Voorts zeiden zij tot hem: Wat zullen wij u doen, opdat de zee stil worde van ons? Want de zee werd hoe langer hoe onstuimiger.
12 Hij antwoordde: Neem mij op, en werp mij in zee; dan zal de zee bedaren. Want nu zie ik duidelijk in, dat door mijn schuld deze geweldige storm u teistert.
En hij zeide tot hen: Neemt mij op, en werpt mij in de zee, zo zal de zee stil worden van ulieden; want ik weet, dat deze grote storm ulieden om mijnentwil over komt.
13 Nog beproefde de bemanning, naar het land te roeien, maar het lukte haar niet; want steeds onstuimiger beukte de zee.
Maar de mannen roeiden, om het schip weder te brengen aan het droge, doch zij konden niet; want de zee werd hoe langer hoe onstuimiger tegen hen.
14 Toen riepen ze Jahweh aan, en zeiden: Ach Jahweh! Laat ons toch niet vergaan om het leven van dezen man; wreek op ons geen onschuldig bloed. Want Gij, Jahweh, hebt zelf gedaan, wat U behaagt!
Toen riepen zij tot den HEERE, en zeiden: Och HEERE! laat ons toch niet vergaan om dezes mans ziel, en leg geen onschuldig bloed op ons; want Gij, HEERE! hebt gedaan, gelijk als het U heeft behaagd.
15 Toen namen ze Jonas op, en wierpen hem in zee; en aanstonds kwam de zee tot bedaren.
En zij namen Jona op, en wierpen hem in de zee.
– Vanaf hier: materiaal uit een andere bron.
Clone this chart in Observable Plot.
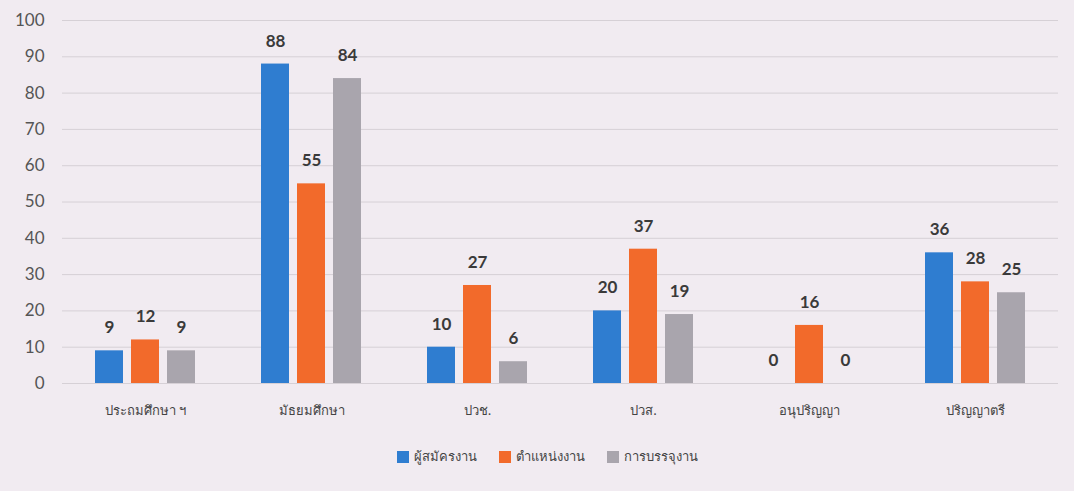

Toen stond de zee stil van haar verbolgenheid.
16 De bemanning werd van grote vrees voor Jahweh vervuld; men bracht Jahweh een offer, en deed Hem geloften.
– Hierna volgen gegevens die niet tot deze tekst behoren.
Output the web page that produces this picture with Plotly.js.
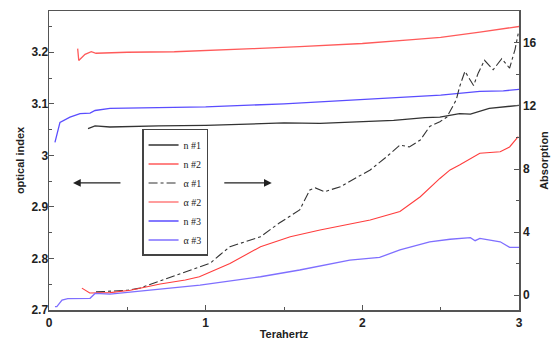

Dies vreesden de mannen den HEERE met grote vreeze; en zij slachtten den HEERE slachtoffer, en beloofden geloften.
17 Intussen had Jahweh een grote vis laten komen, om Jonas op te slokken: en Jonas bleef in de buik van de vis drie dagen en drie nachten lang.
De HEERE nu beschikte een groten vis, om Jona in te slokken; en Jona was in het ingewand van den vis, drie dagen en drie nachten.